5. Heritage: literature breeds literature, or at least it tries to dry-hump it at a party after too many glasses of boxed wine. Most literary writing includes homages or references to other works of literature, whether those that inspired it, or those that it stands in opposition to. This is partly a respect thing; a literary writer has to appreciate the work done before, otherwise, how can be pretend to write it ourselves?
6. Specific craft techniques, language, and creative innovation: this is my favorite aspect. Literature is art. It is the fanciful weaving of lumps of letters to create magical stories and worlds and talking unicorn-hippos that explode into chocolate covered coffee beans when they laugh. But it is also about understanding the English language, rolling with and then deliberately breaking convention. It is about knowing what and why you are writing, how it works and how it doesn’t, and having some goddamn fun while you’re at it. Remember, if literature is art, literary writers are artists.

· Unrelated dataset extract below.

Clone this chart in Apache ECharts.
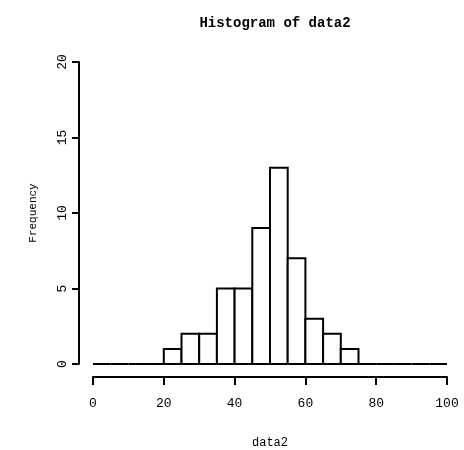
<!DOCTYPE html>
<html><head><meta charset="utf-8">
<script src="https://cdn.jsdelivr.net/npm/echarts@6/dist/echarts.min.js"></script>
<style>html,body{margin:0;padding:0;background:#fff}#c{width:464px;height:450px}</style>
</head><body><div id="c"></div>
<script>
const binStarts = [0,5,10,15,20,25,30,35,40,45,50,55,60,65,70,75,80,85,90,95];
const binWidth = 5;
const counts = [0,0,0,0,1,2,2,5,5,9,13,7,3,2,1,0,0,0,0,0];
const xTicks = [0,20,40,60,80,100];
const yTicks = [0,5,10,15,20];
const titleText = 'Histogram of data2';
const xName = 'data2';
const yName = 'Frequency';

const data = binStarts.map((s,i)=>[s, s+binWidth, counts[i]]);
const chart = echarts.init(document.getElementById('c'), null, {renderer:'canvas'});
const font = 'Liberation Mono';
chart.setOption({
  animation:false,
  backgroundColor:'#fff',
  title:{text:titleText, left:270, top:11, textAlign:'center',
    textStyle:{fontFamily:font, fontWeight:'bold', fontSize:14, color:'#000'}},
  grid:{left:93, right:17, top:62, bottom:86, containLabel:false, outerBoundsMode:'none'},
  xAxis:{type:'value', min:0, max:100, interval:20, offset:13,
    name:xName, nameLocation:'middle', nameGap:60,
    nameTextStyle:{fontFamily:font, fontSize:12, color:'#000'},
    axisLine:{show:true, onZero:false, lineStyle:{color:'#000', width:2}},
    axisTick:{show:true, length:8, lineStyle:{color:'#000', width:2}},
    axisLabel:{fontFamily:font, fontSize:13, color:'#000', margin:20,
      formatter:v=>xTicks.includes(v)?String(v):''},
    splitLine:{show:false}},
  yAxis:{type:'value', min:0, max:20, interval:5, offset:14,
    name:yName, nameLocation:'middle', nameGap:40,
    nameTextStyle:{fontFamily:font, fontSize:11, color:'#000'},
    axisLine:{show:true, onZero:false, lineStyle:{color:'#000', width:2}},
    axisTick:{show:true, length:7, lineStyle:{color:'#000', width:2}},
    axisLabel:{fontFamily:font, fontSize:13, color:'#000', rotate:90, margin:10,
      formatter:v=>yTicks.includes(v)?String(v):''},
    splitLine:{show:false}},
  series:[{
    type:'custom',
    data:data,
    encode:{x:[0,1], y:2},
    renderItem:function(params, api){
      const p0 = api.coord([api.value(0), 0]);
      const p1 = api.coord([api.value(1), api.value(2)]);
      return {type:'rect',
        shape:{x:p0[0], y:p1[1], width:p1[0]-p0[0], height:p0[1]-p1[1]},
        style:{fill:'#fff', stroke:'#000', lineWidth:2}};
    }
  }]
});
</script></body></html>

7. Timelessness: literature never dies. If it is great writing that speaks quite astutely to your brief time on this spinning rock of oblivion, someone in the course of history will remember it (or find it) and want to study it. This answers my question from above; people still read Hemingway and Hawthorne because they are worth reading. There is something to learn, be it craft, life lessons, or just how crazy life was back then. More importantly, there will always be something to learn from works of literature. Immortality is between the spines of an amazing book.

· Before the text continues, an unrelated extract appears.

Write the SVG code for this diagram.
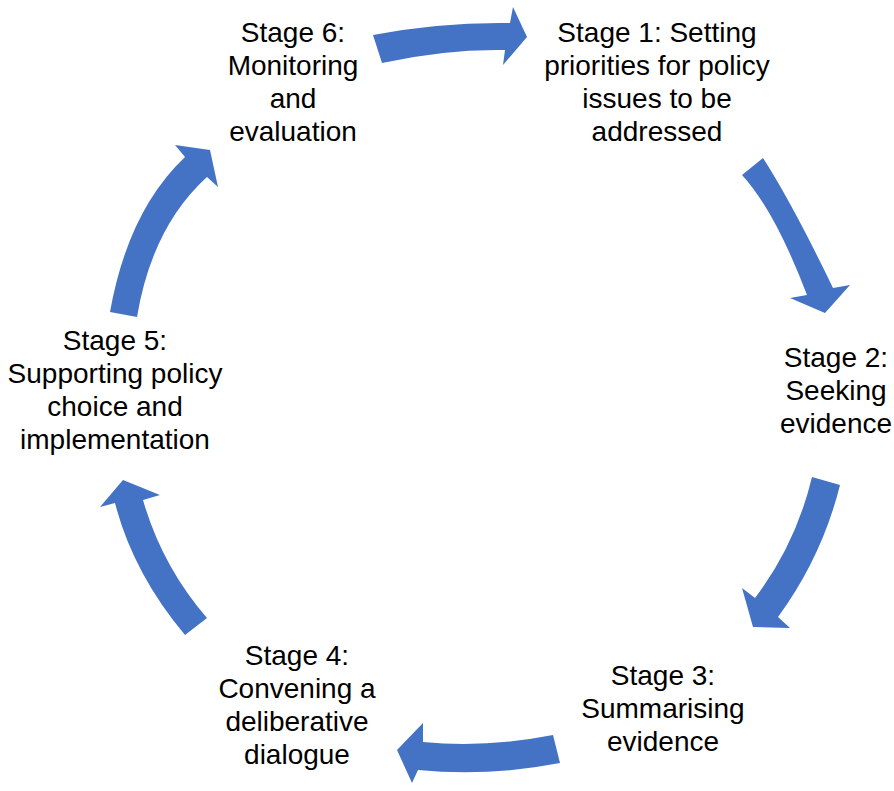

8. Philosophical thought: literature provokes us to think and learn and reevaluate why we’re here. It isn’t directly philosophy, but it certainly includes a lot of concepts that overlap. It moves people to action, either within themselves or within their community. Don’t believe me? See: The Communist Manifesto, Uncle Tom’s Cabin, or – I dunno – On The Origin of Species.

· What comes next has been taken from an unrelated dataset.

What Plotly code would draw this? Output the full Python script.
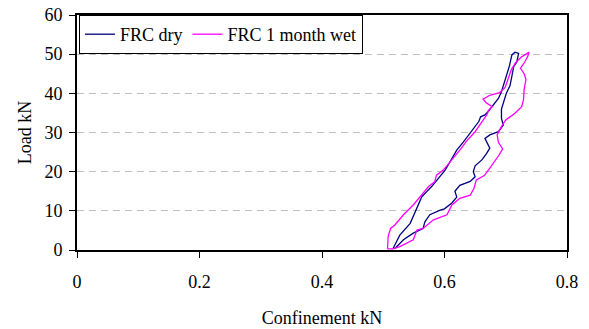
import plotly.graph_objects as go

# FRC dry (loading then unloading branch)
dry_x = [0.516, 0.527, 0.544, 0.549, 0.557, 0.563, 0.571, 0.579, 0.590, 0.601, 0.609, 0.620,
         0.631, 0.645, 0.656, 0.659, 0.666, 0.672, 0.680, 0.688, 0.693, 0.697, 0.702, 0.706,
         0.710, 0.715,
         0.721, 0.718, 0.713, 0.710, 0.707, 0.701, 0.697, 0.693, 0.693, 0.696, 0.688, 0.674,
         0.666, 0.672, 0.674, 0.668, 0.661, 0.650, 0.647, 0.650, 0.642, 0.625, 0.617, 0.620,
         0.612, 0.600, 0.593, 0.576, 0.568, 0.565, 0.549, 0.533, 0.522, 0.519]
dry_y = [0.4, 3.8, 6.8, 8.5, 11.5, 13.6, 14.9, 16.2, 18.3, 20.4, 22.5, 25.5,
         27.6, 30.5, 32.8, 34.0, 34.5, 35.5, 37.0, 38.7, 40.4, 42.5, 44.5, 47.0,
         49.8, 50.5,
         50.2, 48.0, 46.8, 44.7, 42.0, 40.0, 38.0, 36.0, 33.6, 31.9, 30.2, 29.4,
         28.5, 26.8, 26.0, 24.5, 23.0, 21.5, 20.0, 18.7, 17.5, 16.5, 15.0, 13.5,
         12.0, 10.5, 10.2, 9.0, 7.2, 5.5, 4.3, 2.6, 1.0, 0.4]

# FRC 1 month wet (loading then unloading branch)
wet_x = [0.507, 0.508, 0.512, 0.519, 0.533, 0.549, 0.565, 0.574, 0.584, 0.587, 0.598, 0.612,
         0.625, 0.637, 0.650, 0.658, 0.669, 0.672, 0.678, 0.668, 0.663, 0.674, 0.690, 0.699,
         0.704, 0.709, 0.716, 0.725, 0.733, 0.738,
         0.736, 0.731, 0.724, 0.730, 0.733, 0.730, 0.729, 0.726, 0.715, 0.700, 0.693, 0.686,
         0.688, 0.695, 0.688, 0.678, 0.674, 0.665, 0.652, 0.648, 0.642, 0.625, 0.612, 0.604,
         0.582, 0.565, 0.555, 0.549, 0.527, 0.516, 0.507]
wet_y = [0.3, 3.5, 5.5, 6.4, 9.0, 11.5, 14.5, 16.2, 17.4, 19.1, 20.4, 23.0,
         25.5, 28.0, 30.2, 32.0, 34.5, 35.7, 36.6, 37.6, 38.5, 39.5, 40.2, 41.5,
         44.0, 46.0, 47.8, 49.2, 50.0, 50.5,
         49.5, 48.0, 46.4, 45.0, 43.5, 41.0, 38.3, 36.6, 34.9, 33.2, 31.5, 29.4,
         27.5, 25.8, 24.0, 22.0, 20.9, 19.0, 17.9, 15.7, 14.0, 13.2, 11.5, 9.0,
         7.7, 5.5, 5.1, 2.6, 0.85, 0.3, 0.3]

series_names = ["FRC dry", "FRC 1 month wet"]
x_ticks = [0, 0.2, 0.4, 0.6, 0.8]
x_tick_labels = ["0", "0.2", "0.4", "0.6", "0.8"]
y_ticks = [0, 10, 20, 30, 40, 50, 60]

FONT = "Liberation Serif, Times New Roman, serif"

fig = go.Figure()
fig.add_trace(go.Scatter(x=dry_x, y=dry_y, mode="lines", name=series_names[0],
                         line=dict(color="#000080", width=1.3)))
fig.add_trace(go.Scatter(x=wet_x, y=wet_y, mode="lines", name=series_names[1],
                         line=dict(color="#FF00FF", width=1.3)))

fig.update_layout(
    width=589, height=329,
    margin=dict(l=77, r=22, t=15, b=79, autoexpand=False),
    plot_bgcolor="white", paper_bgcolor="white",
    font=dict(family=FONT, size=18, color="black"),
    showlegend=True,
    legend=dict(x=0.004, y=1.0, xanchor="left", yanchor="top",
                orientation="h", bgcolor="white", bordercolor="black", borderwidth=1,
                font=dict(family=FONT, size=18), itemwidth=30,
                tracegroupgap=0),
    xaxis=dict(range=[0, 0.8], tickvals=x_ticks, ticktext=x_tick_labels,
               showgrid=False, zeroline=False, automargin=False,
               showline=True, linecolor="black", linewidth=2, mirror=True,
               ticks="outside", ticklen=6, tickcolor="black", tickwidth=1,
               ticklabelstandoff=8,
               tickfont=dict(family=FONT, size=18),
               title=dict(text="Confinement kN", font=dict(family=FONT, size=18), standoff=21)),
    yaxis=dict(range=[0, 60], tickvals=y_ticks,
               showgrid=True, gridcolor="#c0c0c0", griddash="7px,5px", gridwidth=1,
               zeroline=False, automargin=False,
               showline=True, linecolor="black", linewidth=2, mirror=True,
               ticks="outside", ticklen=6, tickcolor="black", tickwidth=1,
               ticklabelstandoff=3,
               tickfont=dict(family=FONT, size=18),
               title=dict(text="Load kN", font=dict(family=FONT, size=18), standoff=8)),
    xaxis2=dict(overlaying="x", matches="x", anchor="y", side="bottom",
                range=[0, 0.8], tickvals=x_ticks, showticklabels=False,
                ticks="inside", ticklen=6, tickcolor="black", tickwidth=1,
                showgrid=False, zeroline=False, showline=False, automargin=False),
)

fig.write_html("out.html")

9. Authored: a literary writer, even one penning extensively researched nonfiction, is always apparent in their writing. That isn’t to say that all literature has a bias, but it certainly contains and exposes the emotions and intellectual views of its author. A book that didn’t would be dull and lifeless. Sort of like what technical writing and neutral journalism has become today.
10. Challenge: lastly, literature is hard. No one claimed that reading and understanding Tolstoy was easy. A lot of the “best” writing is also the most difficult to read and digest. But that challenge is what leads a reader to learn something new, look at something from a different angle. No one can argue that Joyce’s Ulysses is incredibly challenging to read, but without his stream of consciousness style the modernist movement would have started much later, and creative writing would still be mired in the rigid rules of classical though. Literature pushes the boundaries of what we accept and shows us that difficult isn’t always bad, and that progress comes through hard work.
I’ll leave you with a question: what is your personal writing vision? Do you want your work to embody these elements of literature and stand as a testament to the fragmented prism of human existence, or to be something more fleeting, a snapshot of our lives from the time it was written, meant more for entertainment than for education?
Whatever you choose, it doesn’t matter. Neither is better than the other, as they both have merits and flaws. The key is to write well and write often. Make your writing an extension of your creative mind and do it the best you can. If you do that, you’ll be successful, but more importantly, you’ll be happy.
And remember: Writers are artists. Go make art. Be it finger-painting or Caravaggio. Oh, and have some fun while you’re at it.